For the purposes of § 5015, a developer shall mean a person who undertakes to develop a real estate project; an owner shall mean either an owner as defined in the Payments in Lieu of Taxes Act of 2004, effective April 5, 2005 (D.C. Law 15-293; D.C. Official Code § 1-308.01 et seq.) with respect to bonds secured by payments in lieu of taxes or an owner of any building which is located in a Tax Increment Financing area with respect to bonds secured by tax increments pursuant to the Retail Incentive Act of 2004, effective September 8, 2004 (D.C. Law 15-185; D.C. Official Code § 2-1217.71 et seq.); and an applicant shall mean any individual or any public corporation, private corporation, association, partnership, firm or other entity, organized for the purpose of making a profit or as a nonprofit organization, other than the District or any of its agencies and instrumentalities, which, pursuant to the filing of an application, requests the District to participate in the financing of a project through the issuance of bonds pursuant to section 490 of the Act (other than bonds issued by the Chief Financial Officer or an instrumentality of the District to whom bond issuance authority has been delegated by the Council pursuant to section 490 of the Act).

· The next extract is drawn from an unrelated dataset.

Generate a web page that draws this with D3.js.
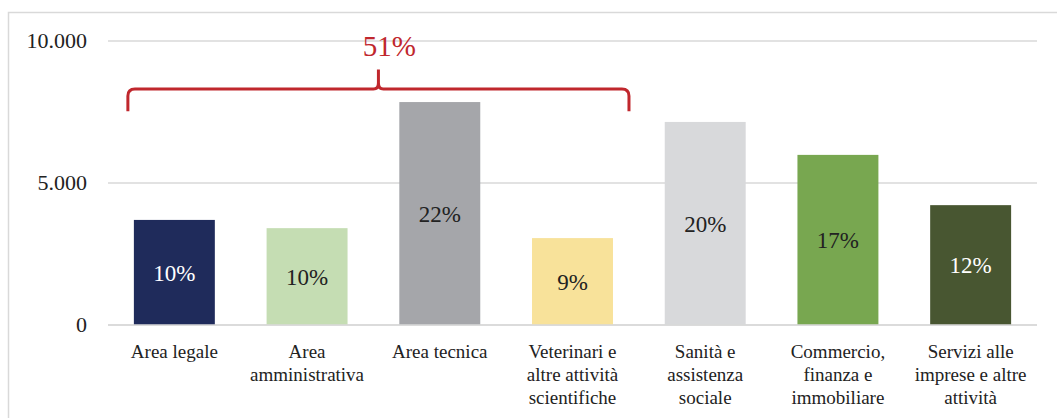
<!DOCTYPE html>
<html>
<head>
<meta charset="utf-8">
<script src="https://cdn.jsdelivr.net/npm/d3@7"></script>
<style>
  body { margin: 0; background: #fff; }
</style>
</head>
<body>
<div id="chart"></div>
<script>
var categories = ["Area legale", "Area amministrativa", "Area tecnica", "Veterinari e altre attività scientifiche",
  "Sanità e assistenza sociale", "Commercio, finanza e immobiliare", "Servizi alle imprese e altre attività"];
var labelLines = [["Area legale"], ["Area", "amministrativa"], ["Area tecnica"], ["Veterinari e", "altre attività", "scientifiche"],
  ["Sanità e", "assistenza", "sociale"], ["Commercio,", "finanza e", "immobiliare"], ["Servizi alle", "imprese e altre", "attività"]];
var values = [3700, 3410, 7850, 3060, 7150, 5990, 4220];
var shares = ["10%", "10%", "22%", "9%", "20%", "17%", "12%"];
var colors = ["#1f2b5b", "#c5ddb3", "#a5a6aa", "#f8e29a", "#d8d9db", "#78a750", "#485631"];
var labelColors = ["#ffffff", "#222222", "#222222", "#222222", "#222222", "#222222", "#ffffff"];
var yTicks = [0, 5000, 10000];
var braceLabel = "51%";

var width = 1057, height = 418;
var margin = {left: 108, right: 20, top: 41, bottom: 93};
var serif = "'Liberation Serif'";

var svg = d3.select("#chart").append("svg")
  .attr("width", width)
  .attr("height", height);

// chart frame (cut at right/bottom like the reference)
svg.append("rect")
  .attr("x", 8.5).attr("y", 12.5)
  .attr("width", 1100).attr("height", 500)
  .attr("fill", "none")
  .attr("stroke", "#d9d9d9")
  .attr("stroke-width", 1.5);

var x = d3.scaleBand()
  .domain(categories)
  .range([margin.left, width - margin.right])
  .paddingInner(0.39)
  .paddingOuter(0.195);

var y = d3.scaleLinear()
  .domain([0, 10000])
  .range([height - margin.bottom, margin.top]);

var fmt = function (d) { return d3.format(",")(d).replace(/,/g, "."); };

// gridlines
svg.selectAll(".grid")
  .data(yTicks)
  .enter()
  .append("line")
    .attr("class", "grid")
    .attr("x1", margin.left)
    .attr("x2", width - margin.right)
    .attr("y1", function (d) { return y(d); })
    .attr("y2", function (d) { return y(d); })
    .attr("stroke", "#d9d9d9")
    .attr("stroke-width", 1.5);

svg.selectAll(".ytick")
  .data(yTicks)
  .enter()
  .append("text")
    .attr("class", "ytick")
    .attr("x", 87)
    .attr("y", function (d) { return y(d); })
    .attr("dy", "0.3em")
    .attr("text-anchor", "end")
    .style("font-family", serif)
    .style("font-size", "22px")
    .attr("fill", "#222")
    .text(fmt);

// bars
svg.selectAll(".bar")
  .data(values)
  .enter()
  .append("rect")
    .attr("class", "bar")
    .attr("x", function (d, i) { return x(categories[i]); })
    .attr("y", function (d) { return y(d); })
    .attr("width", x.bandwidth())
    .attr("height", function (d) { return y(0) - y(d); })
    .attr("fill", function (d, i) { return colors[i]; });

// zero line on top of bars
svg.append("line")
  .attr("x1", margin.left).attr("x2", width - margin.right)
  .attr("y1", y(0)).attr("y2", y(0))
  .attr("stroke", "#d9d9d9")
  .attr("stroke-width", 1.5);

// share labels
svg.selectAll(".share")
  .data(values)
  .enter()
  .append("text")
    .attr("class", "share")
    .attr("x", function (d, i) { return x(categories[i]) + x.bandwidth() / 2; })
    .attr("y", function (d) { return (y(d) + y(0)) / 2; })
    .attr("dy", "0.35em")
    .attr("text-anchor", "middle")
    .style("font-family", serif)
    .style("font-size", "23px")
    .attr("fill", function (d, i) { return labelColors[i]; })
    .text(function (d, i) { return shares[i]; });

// category labels
var catG = svg.selectAll(".cat")
  .data(labelLines)
  .enter()
  .append("text")
    .attr("class", "cat")
    .attr("text-anchor", "middle")
    .style("font-family", serif)
    .style("font-size", "19px")
    .attr("fill", "#222");
catG.selectAll("tspan")
  .data(function (d, i) { return d.map(function (l) { return {t: l, i: i}; }); })
  .enter()
  .append("tspan")
    .attr("x", function (d) { return x(categories[d.i]) + x.bandwidth() / 2; })
    .attr("y", function (d, j) { return y(0) + 33 + j * 23; })
    .text(function (d) { return d.t; });

// red brace over the first four categories
var bx0 = x(categories[0]) - 6,
    bx1 = x(categories[3]) + x.bandwidth() + 16,
    bmid = (bx0 + bx1) / 2,
    byLine = y(8310), byEnd = y(7530), byTip = y(9000), r = 7;
var p = d3.path();
p.moveTo(bx0, byEnd);
p.lineTo(bx0, byLine + r);
p.quadraticCurveTo(bx0, byLine, bx0 + r, byLine);
p.lineTo(bmid - 5, byLine);
p.quadraticCurveTo(bmid, byLine, bmid, byLine - 6);
p.lineTo(bmid, byTip);
p.moveTo(bmid, byLine - 6);
p.quadraticCurveTo(bmid, byLine, bmid + 5, byLine);
p.lineTo(bx1 - r, byLine);
p.quadraticCurveTo(bx1, byLine, bx1, byLine + r);
p.lineTo(bx1, byEnd);
svg.append("path")
  .attr("d", p.toString())
  .attr("fill", "none")
  .attr("stroke", "#c0272d")
  .attr("stroke-width", 3);

svg.append("text")
  .attr("x", bmid + 11)
  .attr("y", y(9000) - 13)
  .attr("text-anchor", "middle")
  .style("font-family", serif)
  .style("font-size", "29px")
  .attr("fill", "#c0272d")
  .text(braceLabel);
</script>
</body>
</html>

For the purposes of § 5015, payments in lieu of taxes shall have the meaning set forth in the Payments in Lieu of Taxes Act of 2004, effective April 5, 2005 (D.C. Law 15-293; D.C. Official Code § 1-308.01 et seq.) and tax increments shall have the meaning set forth in section 490 of the Act.
The applicant shall be responsible for all costs incurred in complying with applicable federal and state securities laws and with any registration or exemption requirements which the District and its counsel, in their sole discretion, determine shall be satisfied in connection with a bond issuance.